§ **REQUIRED TASK**: Starting at the first line of the listing below, repeat each line exactly until the line containing "Chart.register(...registerables);", which you include. Leave out pictures.

Data records

◇ ◇ ◇ ◇ ◇

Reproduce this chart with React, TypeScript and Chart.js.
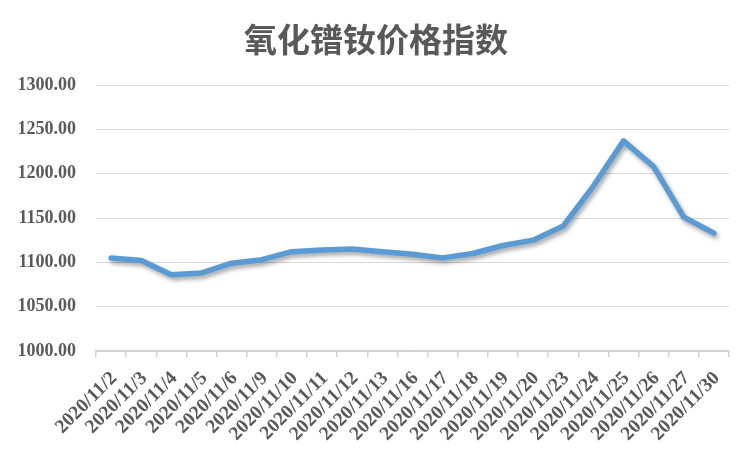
import React, { useEffect, useRef } from "react";
import { Chart, registerables } from "chart.js";

Chart.register(...registerables);

const TITLE = "氧化镨钕价格指数";
const categories = [
  "2020/11/2", "2020/11/3", "2020/11/4", "2020/11/5", "2020/11/6", "2020/11/9",
  "2020/11/10", "2020/11/11", "2020/11/12", "2020/11/13", "2020/11/16", "2020/11/17",
  "2020/11/18", "2020/11/19", "2020/11/20", "2020/11/23", "2020/11/24", "2020/11/25",
  "2020/11/26", "2020/11/27", "2020/11/30",
];
const priceIndex = [
  1105, 1102, 1086, 1088, 1099, 1103, 1112, 1114, 1115, 1112, 1109, 1105,
  1110, 1119, 1125, 1141, 1186, 1237, 1208, 1151, 1133,
];
const yMin = 1000;
const yMax = 1300;
const yStep = 50;

const textColor = "#595959";

const shadowPlugin = {
  id: "lineShadow",
  beforeDatasetDraw(chart: any) {
    const ctx = chart.ctx;
    ctx.save();
    ctx.shadowColor = "rgba(0,0,0,0.35)";
    ctx.shadowBlur = 4;
    ctx.shadowOffsetX = 2;
    ctx.shadowOffsetY = 3;
  },
  afterDatasetDraw(chart: any) {
    chart.ctx.restore();
  },
};

const titlePlugin = {
  id: "centeredTitle",
  afterDraw(chart: any) {
    const ctx = chart.ctx;
    ctx.save();
    ctx.fillStyle = textColor;
    ctx.font = "bold 33px 'Noto Sans CJK SC', sans-serif";
    ctx.textAlign = "center";
    ctx.textBaseline = "middle";
    ctx.fillText(TITLE, chart.width / 2, 39);
    ctx.restore();
  },
};

export default function App() {
  const ref = useRef<HTMLCanvasElement | null>(null);
  useEffect(() => {
    if (!ref.current) return;
    const chart = new Chart(ref.current, {
      type: "line",
      data: {
        labels: categories,
        datasets: [
          {
            data: priceIndex,
            borderColor: "#5B9BD5",
            borderWidth: 5.5,
            pointRadius: 0,
            tension: 0,
            borderJoinStyle: "round",
            borderCapStyle: "round",
            fill: false,
          },
        ],
      },
      options: {
        responsive: false,
        animation: false,
        devicePixelRatio: 1,
        layout: { padding: { left: 0, right: 23, top: 85, bottom: 0 } },
        plugins: {
          legend: { display: false },
          tooltip: { enabled: false },
          title: { display: false },
        },
        scales: {
          x: {
            offset: true,
            grid: {
              offset: true,
              drawOnChartArea: false,
              drawTicks: true,
              tickLength: 6,
              color: "#d0d0d0",
              lineWidth: 1.5,
            },
            border: { display: true, color: "#d0d0d0", width: 1.5 },
            ticks: {
              autoSkip: false,
              maxRotation: 45,
              minRotation: 45,
              padding: 10,
              labelOffset: 3,
              color: textColor,
              font: { family: "'Liberation Serif', 'Times New Roman', serif", size: 19.5, weight: "bold" },
            },
            afterFit(scale: any) {
              scale.height = 100;
            },
          },
          y: {
            min: yMin,
            max: yMax,
            grid: { color: "#d9d9d9", lineWidth: 1, drawTicks: false },
            border: { display: false },
            ticks: {
              stepSize: yStep,
              padding: 20,
              color: textColor,
              font: { family: "'Liberation Serif', 'Times New Roman', serif", size: 18, weight: "bold" },
              callback: (v: any) => Number(v).toFixed(2),
            },
            afterFit(scale: any) {
              scale.width = 96;
            },
          },
        },
      },
      plugins: [shadowPlugin, titlePlugin],
    });
    return () => chart.destroy();
  }, []);
  return (
    <div style={{ position: "absolute", left: 0, top: 0, width: 752, height: 451, background: "#fff" }}>
      <canvas ref={ref} width={752} height={451} />
    </div>
  );
}
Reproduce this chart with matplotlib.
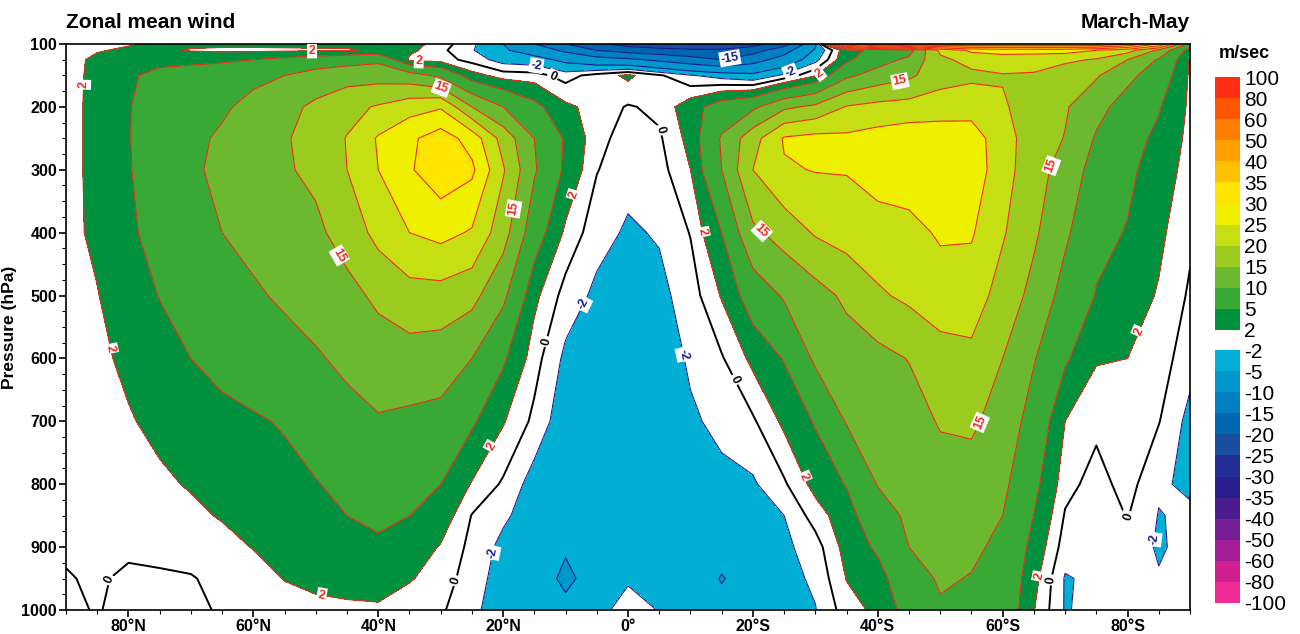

◇ ◇ ◇ ◇ ◇

§ **FULL SOLUTION**:
Reproduce this chart with React, TypeScript and Chart.js.
import React, { useEffect, useRef } from "react";
import { Chart, registerables } from "chart.js";

Chart.register(...registerables);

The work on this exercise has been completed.